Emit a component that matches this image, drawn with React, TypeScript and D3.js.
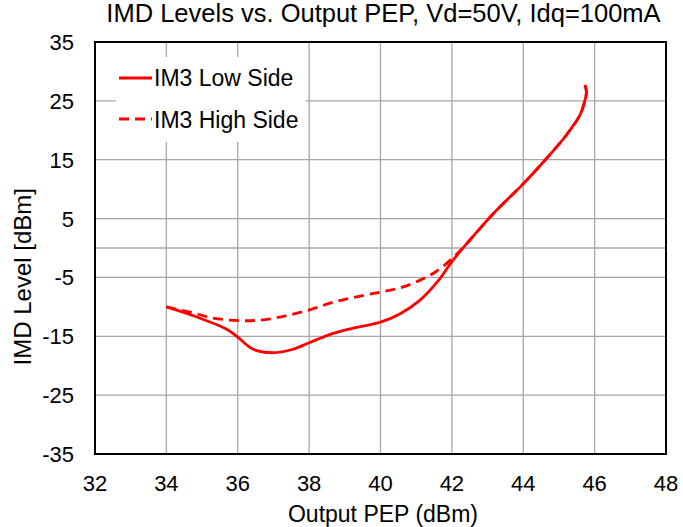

---

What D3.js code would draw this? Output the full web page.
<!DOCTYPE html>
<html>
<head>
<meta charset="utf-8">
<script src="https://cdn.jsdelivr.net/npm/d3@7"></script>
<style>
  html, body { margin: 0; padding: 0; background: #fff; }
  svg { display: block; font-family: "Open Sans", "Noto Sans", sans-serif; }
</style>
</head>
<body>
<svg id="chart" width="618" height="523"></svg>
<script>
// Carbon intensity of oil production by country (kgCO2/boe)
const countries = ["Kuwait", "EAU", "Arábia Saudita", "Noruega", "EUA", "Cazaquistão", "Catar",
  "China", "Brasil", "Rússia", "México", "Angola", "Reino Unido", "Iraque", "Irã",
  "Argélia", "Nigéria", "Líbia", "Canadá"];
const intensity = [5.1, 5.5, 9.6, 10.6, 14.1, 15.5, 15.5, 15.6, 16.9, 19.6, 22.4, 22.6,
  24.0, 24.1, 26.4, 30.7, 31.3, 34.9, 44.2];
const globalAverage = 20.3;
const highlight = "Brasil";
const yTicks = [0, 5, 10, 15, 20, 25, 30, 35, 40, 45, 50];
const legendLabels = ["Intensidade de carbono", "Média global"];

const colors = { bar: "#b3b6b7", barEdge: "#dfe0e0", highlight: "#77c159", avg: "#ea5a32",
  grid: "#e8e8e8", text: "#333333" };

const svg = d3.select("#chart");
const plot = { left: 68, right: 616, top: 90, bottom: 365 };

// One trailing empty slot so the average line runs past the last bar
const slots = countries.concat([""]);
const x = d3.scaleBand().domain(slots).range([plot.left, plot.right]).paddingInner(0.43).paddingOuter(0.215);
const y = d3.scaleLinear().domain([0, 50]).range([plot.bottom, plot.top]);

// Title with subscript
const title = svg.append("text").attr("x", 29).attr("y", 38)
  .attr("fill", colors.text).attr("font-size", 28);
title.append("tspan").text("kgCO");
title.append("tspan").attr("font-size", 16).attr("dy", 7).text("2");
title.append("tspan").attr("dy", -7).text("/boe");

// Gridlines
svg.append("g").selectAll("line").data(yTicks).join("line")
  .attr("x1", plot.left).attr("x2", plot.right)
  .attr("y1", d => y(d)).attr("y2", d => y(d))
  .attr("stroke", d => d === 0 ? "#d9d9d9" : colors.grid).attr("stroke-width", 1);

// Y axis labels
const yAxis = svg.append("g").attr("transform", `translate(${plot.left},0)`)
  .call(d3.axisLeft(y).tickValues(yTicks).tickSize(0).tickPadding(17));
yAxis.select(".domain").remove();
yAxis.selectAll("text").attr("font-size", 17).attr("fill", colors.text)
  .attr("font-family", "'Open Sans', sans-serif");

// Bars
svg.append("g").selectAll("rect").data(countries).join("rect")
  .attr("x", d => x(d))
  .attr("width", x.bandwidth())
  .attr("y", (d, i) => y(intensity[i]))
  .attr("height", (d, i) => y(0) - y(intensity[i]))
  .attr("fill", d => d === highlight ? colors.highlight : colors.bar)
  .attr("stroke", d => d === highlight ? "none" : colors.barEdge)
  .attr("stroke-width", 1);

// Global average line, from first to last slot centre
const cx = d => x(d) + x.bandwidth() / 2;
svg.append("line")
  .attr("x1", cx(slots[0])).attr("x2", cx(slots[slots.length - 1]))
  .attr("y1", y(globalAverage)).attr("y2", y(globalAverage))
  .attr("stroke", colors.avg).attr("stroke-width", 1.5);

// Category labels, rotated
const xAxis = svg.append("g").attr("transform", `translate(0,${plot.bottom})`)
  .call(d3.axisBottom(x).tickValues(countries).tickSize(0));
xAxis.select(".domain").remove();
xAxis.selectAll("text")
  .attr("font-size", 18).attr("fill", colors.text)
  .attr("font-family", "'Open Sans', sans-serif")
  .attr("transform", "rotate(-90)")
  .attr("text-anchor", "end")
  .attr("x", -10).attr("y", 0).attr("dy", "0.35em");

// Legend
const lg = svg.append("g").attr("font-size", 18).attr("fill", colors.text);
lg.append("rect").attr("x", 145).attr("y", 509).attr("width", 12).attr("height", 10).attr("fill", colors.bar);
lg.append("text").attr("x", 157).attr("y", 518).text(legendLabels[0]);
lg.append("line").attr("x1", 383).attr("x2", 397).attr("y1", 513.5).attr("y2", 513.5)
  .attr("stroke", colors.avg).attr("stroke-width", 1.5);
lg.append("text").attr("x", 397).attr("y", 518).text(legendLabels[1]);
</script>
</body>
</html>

> Exercise requirements
Which lines above hold the word "with"? Copy each of them.

> Reply
Emit a component that matches this image, drawn with React, TypeScript and D3.js.
// Title with subscript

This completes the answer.